-- begin Task data --
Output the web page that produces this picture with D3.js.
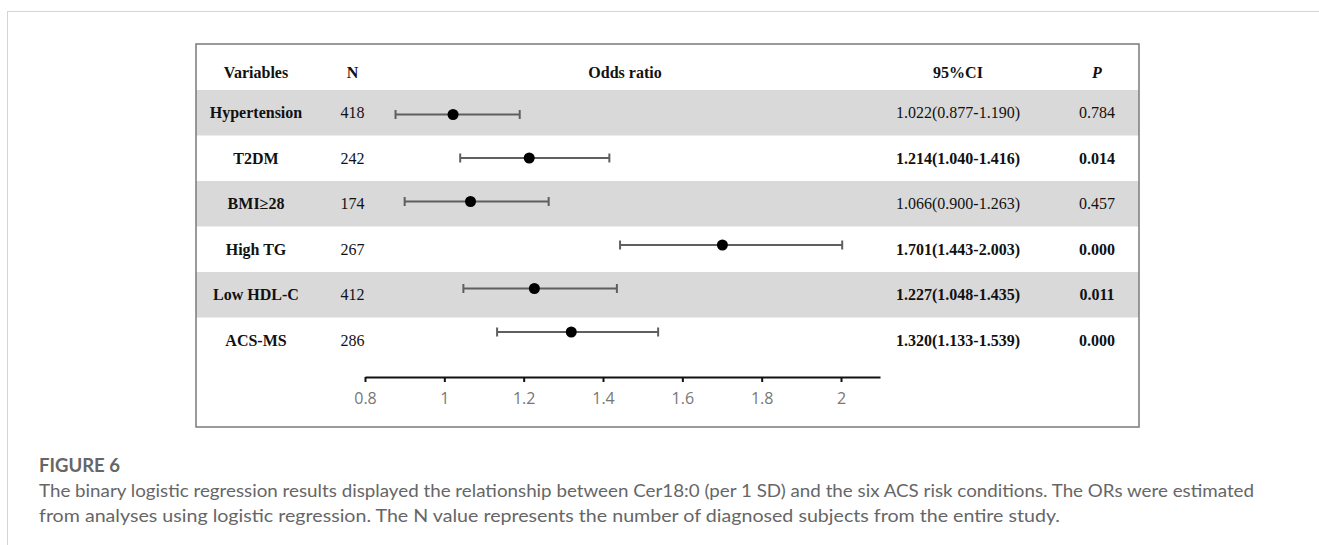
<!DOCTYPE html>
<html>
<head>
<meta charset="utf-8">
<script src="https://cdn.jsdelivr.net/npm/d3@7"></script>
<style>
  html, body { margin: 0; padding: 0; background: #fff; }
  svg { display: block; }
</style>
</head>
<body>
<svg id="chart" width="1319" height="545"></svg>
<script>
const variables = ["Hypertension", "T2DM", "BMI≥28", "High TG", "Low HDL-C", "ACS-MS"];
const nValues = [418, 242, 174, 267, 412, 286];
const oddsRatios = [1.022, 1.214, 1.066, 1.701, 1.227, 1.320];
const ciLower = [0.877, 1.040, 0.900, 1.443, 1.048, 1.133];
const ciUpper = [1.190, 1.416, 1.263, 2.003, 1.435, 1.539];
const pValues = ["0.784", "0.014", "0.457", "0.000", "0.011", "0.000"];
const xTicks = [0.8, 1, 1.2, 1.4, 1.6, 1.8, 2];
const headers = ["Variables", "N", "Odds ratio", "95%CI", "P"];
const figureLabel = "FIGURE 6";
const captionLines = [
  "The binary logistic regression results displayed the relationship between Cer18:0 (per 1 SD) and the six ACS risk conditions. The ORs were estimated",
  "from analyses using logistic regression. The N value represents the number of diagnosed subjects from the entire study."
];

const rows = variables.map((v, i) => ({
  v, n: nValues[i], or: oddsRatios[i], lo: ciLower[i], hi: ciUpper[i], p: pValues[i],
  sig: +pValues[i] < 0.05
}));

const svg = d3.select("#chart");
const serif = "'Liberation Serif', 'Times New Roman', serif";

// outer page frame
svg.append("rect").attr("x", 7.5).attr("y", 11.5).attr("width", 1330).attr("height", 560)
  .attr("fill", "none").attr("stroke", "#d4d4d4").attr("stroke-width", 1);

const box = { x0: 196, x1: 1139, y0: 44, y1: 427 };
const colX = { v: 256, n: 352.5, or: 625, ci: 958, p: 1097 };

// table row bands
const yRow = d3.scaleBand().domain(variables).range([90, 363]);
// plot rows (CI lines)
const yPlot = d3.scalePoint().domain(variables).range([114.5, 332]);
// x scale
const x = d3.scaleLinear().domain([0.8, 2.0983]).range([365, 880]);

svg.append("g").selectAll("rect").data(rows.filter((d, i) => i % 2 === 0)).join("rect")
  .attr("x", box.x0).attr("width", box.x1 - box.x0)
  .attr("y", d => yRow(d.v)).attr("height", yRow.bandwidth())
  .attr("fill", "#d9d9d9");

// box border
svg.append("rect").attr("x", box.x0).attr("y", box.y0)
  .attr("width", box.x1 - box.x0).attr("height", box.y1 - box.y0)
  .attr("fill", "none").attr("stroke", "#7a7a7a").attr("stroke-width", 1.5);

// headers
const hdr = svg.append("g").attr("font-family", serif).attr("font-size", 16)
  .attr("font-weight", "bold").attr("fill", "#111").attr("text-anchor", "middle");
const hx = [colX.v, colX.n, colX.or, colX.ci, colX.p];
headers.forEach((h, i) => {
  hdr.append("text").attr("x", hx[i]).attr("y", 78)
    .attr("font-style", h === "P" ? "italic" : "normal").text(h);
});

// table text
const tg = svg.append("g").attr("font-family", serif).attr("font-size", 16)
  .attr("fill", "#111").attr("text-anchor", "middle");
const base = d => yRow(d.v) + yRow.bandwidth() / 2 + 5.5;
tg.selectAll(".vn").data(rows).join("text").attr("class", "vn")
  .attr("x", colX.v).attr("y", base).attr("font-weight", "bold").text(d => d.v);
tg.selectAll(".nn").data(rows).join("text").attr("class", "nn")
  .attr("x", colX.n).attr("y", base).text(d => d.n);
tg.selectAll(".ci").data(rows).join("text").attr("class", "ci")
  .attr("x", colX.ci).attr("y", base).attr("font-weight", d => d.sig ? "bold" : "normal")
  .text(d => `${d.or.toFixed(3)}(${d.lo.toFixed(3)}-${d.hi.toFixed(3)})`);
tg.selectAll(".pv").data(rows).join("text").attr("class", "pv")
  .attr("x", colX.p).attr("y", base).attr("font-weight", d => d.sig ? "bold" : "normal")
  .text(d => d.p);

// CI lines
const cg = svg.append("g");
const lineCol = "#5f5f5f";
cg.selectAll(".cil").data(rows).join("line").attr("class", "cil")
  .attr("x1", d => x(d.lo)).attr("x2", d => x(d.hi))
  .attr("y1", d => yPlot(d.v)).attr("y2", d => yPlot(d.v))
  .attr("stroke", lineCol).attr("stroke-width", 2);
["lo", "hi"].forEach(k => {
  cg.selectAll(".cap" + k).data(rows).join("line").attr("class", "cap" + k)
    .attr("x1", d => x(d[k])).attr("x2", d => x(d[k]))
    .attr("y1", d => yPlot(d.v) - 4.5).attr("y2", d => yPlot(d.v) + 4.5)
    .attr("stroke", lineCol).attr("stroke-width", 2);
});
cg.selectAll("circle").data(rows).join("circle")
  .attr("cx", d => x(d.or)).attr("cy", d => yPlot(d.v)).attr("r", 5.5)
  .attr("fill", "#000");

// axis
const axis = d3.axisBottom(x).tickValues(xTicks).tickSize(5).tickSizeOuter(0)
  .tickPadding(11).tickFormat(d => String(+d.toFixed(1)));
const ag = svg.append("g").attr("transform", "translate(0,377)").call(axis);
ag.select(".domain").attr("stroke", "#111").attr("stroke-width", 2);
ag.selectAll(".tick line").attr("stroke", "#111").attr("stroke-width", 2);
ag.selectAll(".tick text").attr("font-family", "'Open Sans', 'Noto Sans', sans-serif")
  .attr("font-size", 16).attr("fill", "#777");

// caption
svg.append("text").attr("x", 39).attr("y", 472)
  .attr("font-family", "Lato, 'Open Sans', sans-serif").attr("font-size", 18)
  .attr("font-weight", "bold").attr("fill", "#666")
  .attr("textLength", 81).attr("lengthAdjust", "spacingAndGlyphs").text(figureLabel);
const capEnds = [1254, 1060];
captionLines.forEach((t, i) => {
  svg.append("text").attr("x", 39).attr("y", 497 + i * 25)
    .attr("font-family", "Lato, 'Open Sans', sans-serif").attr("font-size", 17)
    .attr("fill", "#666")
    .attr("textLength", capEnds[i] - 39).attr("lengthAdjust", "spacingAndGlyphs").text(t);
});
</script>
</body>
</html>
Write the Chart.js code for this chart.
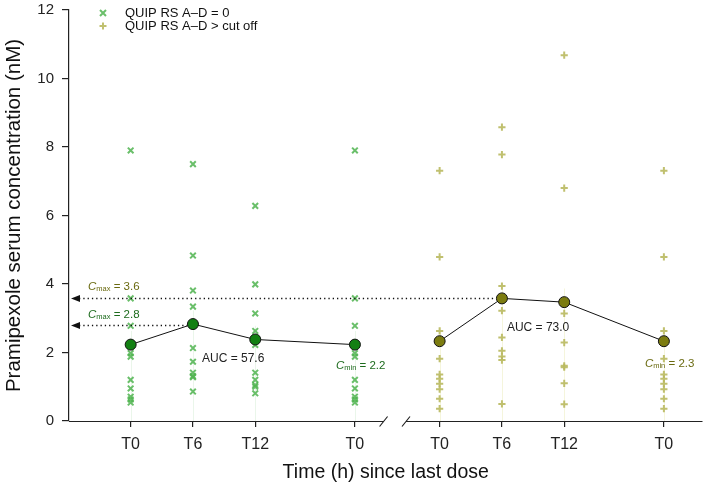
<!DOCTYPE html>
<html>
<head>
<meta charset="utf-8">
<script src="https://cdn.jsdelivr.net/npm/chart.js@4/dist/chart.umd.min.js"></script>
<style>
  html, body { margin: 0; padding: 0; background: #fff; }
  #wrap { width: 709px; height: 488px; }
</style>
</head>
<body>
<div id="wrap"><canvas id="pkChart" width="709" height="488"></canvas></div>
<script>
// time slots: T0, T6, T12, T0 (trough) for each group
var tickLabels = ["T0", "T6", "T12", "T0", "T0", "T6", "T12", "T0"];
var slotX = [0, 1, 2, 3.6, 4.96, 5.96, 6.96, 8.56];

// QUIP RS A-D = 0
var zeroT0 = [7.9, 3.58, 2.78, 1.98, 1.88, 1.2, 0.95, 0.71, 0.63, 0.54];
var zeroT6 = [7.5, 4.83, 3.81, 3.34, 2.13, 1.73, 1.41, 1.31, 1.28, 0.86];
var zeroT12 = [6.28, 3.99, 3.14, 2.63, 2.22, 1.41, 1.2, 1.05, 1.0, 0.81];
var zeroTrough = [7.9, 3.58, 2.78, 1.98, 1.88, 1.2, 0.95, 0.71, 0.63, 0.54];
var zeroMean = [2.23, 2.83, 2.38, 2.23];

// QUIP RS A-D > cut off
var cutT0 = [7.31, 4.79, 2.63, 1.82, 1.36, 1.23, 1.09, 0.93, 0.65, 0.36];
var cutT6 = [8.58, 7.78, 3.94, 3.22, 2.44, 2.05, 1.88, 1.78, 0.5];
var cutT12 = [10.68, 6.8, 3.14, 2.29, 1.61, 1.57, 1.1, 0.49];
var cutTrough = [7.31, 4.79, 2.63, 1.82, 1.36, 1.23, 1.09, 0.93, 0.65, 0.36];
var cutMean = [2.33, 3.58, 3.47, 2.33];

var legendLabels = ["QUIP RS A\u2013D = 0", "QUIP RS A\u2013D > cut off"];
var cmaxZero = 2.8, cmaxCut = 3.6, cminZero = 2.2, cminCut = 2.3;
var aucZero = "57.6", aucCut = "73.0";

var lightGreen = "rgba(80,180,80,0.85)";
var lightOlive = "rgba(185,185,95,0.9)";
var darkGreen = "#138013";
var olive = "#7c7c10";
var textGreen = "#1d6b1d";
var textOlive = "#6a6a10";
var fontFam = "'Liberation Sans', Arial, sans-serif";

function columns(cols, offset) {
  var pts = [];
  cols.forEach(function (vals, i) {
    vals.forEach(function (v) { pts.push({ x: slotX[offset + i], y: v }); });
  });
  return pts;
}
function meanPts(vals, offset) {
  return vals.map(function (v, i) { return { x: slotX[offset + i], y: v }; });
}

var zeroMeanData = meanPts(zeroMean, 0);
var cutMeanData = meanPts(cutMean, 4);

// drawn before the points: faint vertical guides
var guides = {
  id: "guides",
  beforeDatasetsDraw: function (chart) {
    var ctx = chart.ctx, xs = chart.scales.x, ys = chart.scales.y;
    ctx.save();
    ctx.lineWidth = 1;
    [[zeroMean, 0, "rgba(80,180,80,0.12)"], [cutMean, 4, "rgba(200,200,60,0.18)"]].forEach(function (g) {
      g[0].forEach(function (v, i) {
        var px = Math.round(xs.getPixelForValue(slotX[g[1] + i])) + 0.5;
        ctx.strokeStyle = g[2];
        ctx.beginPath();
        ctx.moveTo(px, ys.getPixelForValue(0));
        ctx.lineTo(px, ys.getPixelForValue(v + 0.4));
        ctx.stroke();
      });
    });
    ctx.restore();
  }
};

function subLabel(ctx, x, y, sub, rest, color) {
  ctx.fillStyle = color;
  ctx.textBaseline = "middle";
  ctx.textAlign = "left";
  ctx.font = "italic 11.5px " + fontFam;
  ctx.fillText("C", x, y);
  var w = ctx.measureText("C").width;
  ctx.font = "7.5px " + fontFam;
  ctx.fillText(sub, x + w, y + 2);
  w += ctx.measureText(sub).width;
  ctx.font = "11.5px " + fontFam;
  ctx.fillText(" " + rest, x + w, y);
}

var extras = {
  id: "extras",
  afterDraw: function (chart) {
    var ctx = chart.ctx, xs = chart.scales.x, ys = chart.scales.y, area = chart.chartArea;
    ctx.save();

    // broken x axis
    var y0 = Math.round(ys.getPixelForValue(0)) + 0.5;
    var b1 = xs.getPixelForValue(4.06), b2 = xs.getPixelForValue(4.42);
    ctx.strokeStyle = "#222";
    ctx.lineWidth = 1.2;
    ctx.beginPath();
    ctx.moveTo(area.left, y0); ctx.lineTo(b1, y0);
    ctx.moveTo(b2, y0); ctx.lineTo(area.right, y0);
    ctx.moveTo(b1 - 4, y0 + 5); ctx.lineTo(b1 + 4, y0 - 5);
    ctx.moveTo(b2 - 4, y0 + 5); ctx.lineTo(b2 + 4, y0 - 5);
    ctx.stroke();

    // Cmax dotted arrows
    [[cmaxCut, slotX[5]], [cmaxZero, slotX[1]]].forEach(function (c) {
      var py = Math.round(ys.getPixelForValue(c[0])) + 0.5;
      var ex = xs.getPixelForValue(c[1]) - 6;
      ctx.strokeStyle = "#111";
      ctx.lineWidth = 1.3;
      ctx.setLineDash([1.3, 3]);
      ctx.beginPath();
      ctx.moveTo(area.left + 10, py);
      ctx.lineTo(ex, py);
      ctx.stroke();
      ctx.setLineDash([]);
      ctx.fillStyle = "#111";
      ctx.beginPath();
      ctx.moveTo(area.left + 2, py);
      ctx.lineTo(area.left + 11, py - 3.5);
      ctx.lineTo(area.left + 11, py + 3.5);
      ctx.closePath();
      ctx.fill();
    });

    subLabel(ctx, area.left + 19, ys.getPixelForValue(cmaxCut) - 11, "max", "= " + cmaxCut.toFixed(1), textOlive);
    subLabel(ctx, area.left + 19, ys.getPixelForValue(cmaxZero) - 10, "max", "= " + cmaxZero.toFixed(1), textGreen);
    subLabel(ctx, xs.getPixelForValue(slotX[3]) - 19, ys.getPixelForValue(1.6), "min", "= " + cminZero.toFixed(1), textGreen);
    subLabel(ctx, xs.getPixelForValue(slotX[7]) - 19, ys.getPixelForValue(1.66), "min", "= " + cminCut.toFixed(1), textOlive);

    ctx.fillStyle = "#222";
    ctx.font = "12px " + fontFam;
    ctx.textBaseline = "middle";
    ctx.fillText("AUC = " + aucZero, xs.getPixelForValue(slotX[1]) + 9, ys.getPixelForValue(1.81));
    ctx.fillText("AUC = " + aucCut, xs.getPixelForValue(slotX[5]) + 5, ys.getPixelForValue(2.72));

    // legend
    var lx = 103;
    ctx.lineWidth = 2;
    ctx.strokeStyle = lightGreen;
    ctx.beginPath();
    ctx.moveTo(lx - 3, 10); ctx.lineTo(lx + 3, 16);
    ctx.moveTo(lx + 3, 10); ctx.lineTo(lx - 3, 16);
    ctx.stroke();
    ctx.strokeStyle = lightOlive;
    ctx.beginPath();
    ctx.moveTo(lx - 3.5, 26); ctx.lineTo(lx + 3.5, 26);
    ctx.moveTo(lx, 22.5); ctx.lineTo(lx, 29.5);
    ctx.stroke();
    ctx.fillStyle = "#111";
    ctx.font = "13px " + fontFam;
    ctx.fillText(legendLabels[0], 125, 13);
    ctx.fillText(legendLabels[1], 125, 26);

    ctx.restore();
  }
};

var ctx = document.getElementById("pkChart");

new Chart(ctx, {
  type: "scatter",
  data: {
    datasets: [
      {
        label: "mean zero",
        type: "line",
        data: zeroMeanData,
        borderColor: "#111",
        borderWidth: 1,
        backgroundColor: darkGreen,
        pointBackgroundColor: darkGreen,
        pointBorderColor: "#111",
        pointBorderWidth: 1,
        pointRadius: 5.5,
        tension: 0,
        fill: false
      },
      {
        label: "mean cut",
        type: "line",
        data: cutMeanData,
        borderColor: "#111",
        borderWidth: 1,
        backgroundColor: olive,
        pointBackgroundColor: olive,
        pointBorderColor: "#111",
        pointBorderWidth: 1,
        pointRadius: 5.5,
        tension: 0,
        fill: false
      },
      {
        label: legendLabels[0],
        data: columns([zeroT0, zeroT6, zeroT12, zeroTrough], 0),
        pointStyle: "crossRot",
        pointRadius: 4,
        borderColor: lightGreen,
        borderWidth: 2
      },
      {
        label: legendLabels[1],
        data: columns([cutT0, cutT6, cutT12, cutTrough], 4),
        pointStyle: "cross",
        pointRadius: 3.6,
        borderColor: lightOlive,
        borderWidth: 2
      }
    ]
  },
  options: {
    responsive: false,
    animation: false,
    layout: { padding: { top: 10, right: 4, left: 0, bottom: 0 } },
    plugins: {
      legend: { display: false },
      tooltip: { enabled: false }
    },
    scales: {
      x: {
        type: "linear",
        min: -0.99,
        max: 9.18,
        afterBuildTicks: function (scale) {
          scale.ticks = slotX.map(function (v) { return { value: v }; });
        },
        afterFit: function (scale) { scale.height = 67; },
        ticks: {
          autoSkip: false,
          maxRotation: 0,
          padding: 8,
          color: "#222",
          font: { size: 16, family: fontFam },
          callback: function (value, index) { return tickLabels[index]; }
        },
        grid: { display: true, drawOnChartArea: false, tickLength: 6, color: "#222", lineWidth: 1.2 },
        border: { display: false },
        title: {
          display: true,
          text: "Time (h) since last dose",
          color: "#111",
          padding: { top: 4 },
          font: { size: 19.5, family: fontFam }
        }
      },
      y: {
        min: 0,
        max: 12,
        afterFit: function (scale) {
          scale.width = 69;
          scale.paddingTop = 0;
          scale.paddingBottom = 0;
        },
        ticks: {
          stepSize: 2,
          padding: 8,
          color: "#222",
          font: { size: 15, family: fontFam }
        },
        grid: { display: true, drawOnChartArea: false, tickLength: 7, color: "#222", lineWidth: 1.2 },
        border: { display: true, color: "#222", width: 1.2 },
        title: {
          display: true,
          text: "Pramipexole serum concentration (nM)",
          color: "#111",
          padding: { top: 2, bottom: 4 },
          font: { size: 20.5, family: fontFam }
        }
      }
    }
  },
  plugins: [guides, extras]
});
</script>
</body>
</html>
-- end Task data --
__Objective__.
Set down exactly the lines above, from the line containing "Write the Chart.js code for this chart." through the line containing "var zeroMean = [2.23, 2.83, 2.38, 2.23];". Skip the pictures.

__Reply__.
Write the Chart.js code for this chart.
<!DOCTYPE html>
<html>
<head>
<meta charset="utf-8">
<script src="https://cdn.jsdelivr.net/npm/chart.js@4/dist/chart.umd.min.js"></script>
<style>
  html, body { margin: 0; padding: 0; background: #fff; }
  #wrap { width: 709px; height: 488px; }
</style>
</head>
<body>
<div id="wrap"><canvas id="pkChart" width="709" height="488"></canvas></div>
<script>
// time slots: T0, T6, T12, T0 (trough) for each group
var tickLabels = ["T0", "T6", "T12", "T0", "T0", "T6", "T12", "T0"];
var slotX = [0, 1, 2, 3.6, 4.96, 5.96, 6.96, 8.56];

// QUIP RS A-D = 0
var zeroT0 = [7.9, 3.58, 2.78, 1.98, 1.88, 1.2, 0.95, 0.71, 0.63, 0.54];
var zeroT6 = [7.5, 4.83, 3.81, 3.34, 2.13, 1.73, 1.41, 1.31, 1.28, 0.86];
var zeroT12 = [6.28, 3.99, 3.14, 2.63, 2.22, 1.41, 1.2, 1.05, 1.0, 0.81];
var zeroTrough = [7.9, 3.58, 2.78, 1.98, 1.88, 1.2, 0.95, 0.71, 0.63, 0.54];
var zeroMean = [2.23, 2.83, 2.38, 2.23];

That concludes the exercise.